» Short problem:
Exactly as written, retype the listing below, omitting the pictures.
╔══
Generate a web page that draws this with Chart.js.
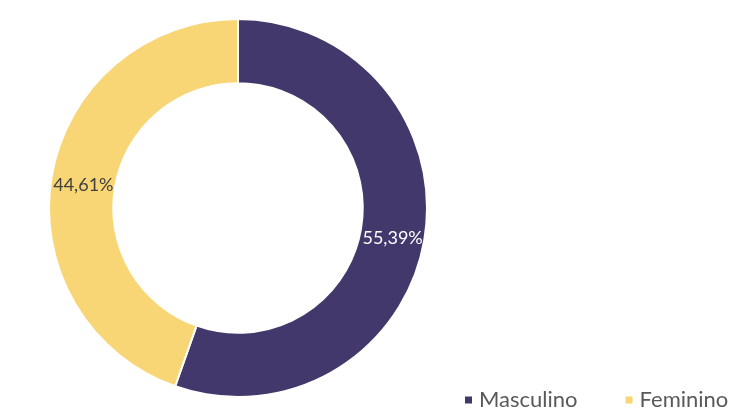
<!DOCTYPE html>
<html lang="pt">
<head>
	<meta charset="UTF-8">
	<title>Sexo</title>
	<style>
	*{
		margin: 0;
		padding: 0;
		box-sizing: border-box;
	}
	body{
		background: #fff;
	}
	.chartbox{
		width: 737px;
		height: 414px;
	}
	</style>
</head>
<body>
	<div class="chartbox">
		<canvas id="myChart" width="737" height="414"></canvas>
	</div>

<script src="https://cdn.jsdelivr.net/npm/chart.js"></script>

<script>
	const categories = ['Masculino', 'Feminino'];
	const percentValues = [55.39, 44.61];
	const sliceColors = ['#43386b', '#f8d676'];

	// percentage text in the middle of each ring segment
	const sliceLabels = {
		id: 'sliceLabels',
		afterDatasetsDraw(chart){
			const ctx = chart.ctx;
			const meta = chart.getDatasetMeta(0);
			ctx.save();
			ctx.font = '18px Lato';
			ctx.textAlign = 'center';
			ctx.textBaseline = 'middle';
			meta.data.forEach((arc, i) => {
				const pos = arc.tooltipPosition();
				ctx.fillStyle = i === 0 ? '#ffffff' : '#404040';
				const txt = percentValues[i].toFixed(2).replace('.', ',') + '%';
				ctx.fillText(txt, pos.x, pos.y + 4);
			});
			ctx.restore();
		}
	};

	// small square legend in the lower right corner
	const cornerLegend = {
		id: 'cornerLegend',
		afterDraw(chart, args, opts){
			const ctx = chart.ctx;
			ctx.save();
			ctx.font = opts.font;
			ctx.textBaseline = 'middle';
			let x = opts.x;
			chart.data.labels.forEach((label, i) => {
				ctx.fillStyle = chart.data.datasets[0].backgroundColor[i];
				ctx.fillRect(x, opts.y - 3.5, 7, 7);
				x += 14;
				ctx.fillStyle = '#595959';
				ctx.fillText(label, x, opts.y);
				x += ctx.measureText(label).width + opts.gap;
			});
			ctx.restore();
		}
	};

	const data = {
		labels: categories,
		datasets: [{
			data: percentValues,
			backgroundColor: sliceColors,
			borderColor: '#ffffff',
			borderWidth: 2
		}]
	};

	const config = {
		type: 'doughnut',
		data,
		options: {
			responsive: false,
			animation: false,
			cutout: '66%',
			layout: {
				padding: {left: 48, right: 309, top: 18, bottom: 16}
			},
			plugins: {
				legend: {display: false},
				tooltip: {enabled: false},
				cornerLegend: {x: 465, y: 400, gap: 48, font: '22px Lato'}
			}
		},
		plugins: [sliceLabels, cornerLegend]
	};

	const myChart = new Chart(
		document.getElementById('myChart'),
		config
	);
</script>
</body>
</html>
╚══
» Task output:
Generate a web page that draws this with Chart.js.
<!DOCTYPE html>
<html lang="pt">
<head>
	<meta charset="UTF-8">
	<title>Sexo</title>
	<style>
	*{
		margin: 0;
		padding: 0;
		box-sizing: border-box;
	}
	body{
		background: #fff;
	}
	.chartbox{
		width: 737px;
		height: 414px;
	}
	</style>
</head>
<body>
	<div class="chartbox">
		<canvas id="myChart" width="737" height="414"></canvas>
	</div>

<script src="https://cdn.jsdelivr.net/npm/chart.js"></script>

<script>
	const categories = ['Masculino', 'Feminino'];
	const percentValues = [55.39, 44.61];
	const sliceColors = ['#43386b', '#f8d676'];

	// percentage text in the middle of each ring segment
	const sliceLabels = {
		id: 'sliceLabels',
		afterDatasetsDraw(chart){
			const ctx = chart.ctx;
			const meta = chart.getDatasetMeta(0);
			ctx.save();
			ctx.font = '18px Lato';
			ctx.textAlign = 'center';
			ctx.textBaseline = 'middle';
			meta.data.forEach((arc, i) => {
				const pos = arc.tooltipPosition();
				ctx.fillStyle = i === 0 ? '#ffffff' : '#404040';
				const txt = percentValues[i].toFixed(2).replace('.', ',') + '%';
				ctx.fillText(txt, pos.x, pos.y + 4);
			});
			ctx.restore();
		}
	};

	// small square legend in the lower right corner
	const cornerLegend = {
		id: 'cornerLegend',
		afterDraw(chart, args, opts){
			const ctx = chart.ctx;
			ctx.save();
			ctx.font = opts.font;
			ctx.textBaseline = 'middle';
			let x = opts.x;
			chart.data.labels.forEach((label, i) => {
				ctx.fillStyle = chart.data.datasets[0].backgroundColor[i];
				ctx.fillRect(x, opts.y - 3.5, 7, 7);
				x += 14;
				ctx.fillStyle = '#595959';
				ctx.fillText(label, x, opts.y);
				x += ctx.measureText(label).width + opts.gap;
			});
			ctx.restore();
		}
	};

	const data = {
		labels: categories,
		datasets: [{
			data: percentValues,
			backgroundColor: sliceColors,
			borderColor: '#ffffff',
			borderWidth: 2
		}]
	};

	const config = {
		type: 'doughnut',
		data,
		options: {
			responsive: false,
			animation: false,
			cutout: '66%',
			layout: {
				padding: {left: 48, right: 309, top: 18, bottom: 16}
			},
			plugins: {
				legend: {display: false},
				tooltip: {enabled: false},
				cornerLegend: {x: 465, y: 400, gap: 48, font: '22px Lato'}
			}
		},
		plugins: [sliceLabels, cornerLegend]
	};

	const myChart = new Chart(
		document.getElementById('myChart'),
		config
	);
</script>
</body>
</html>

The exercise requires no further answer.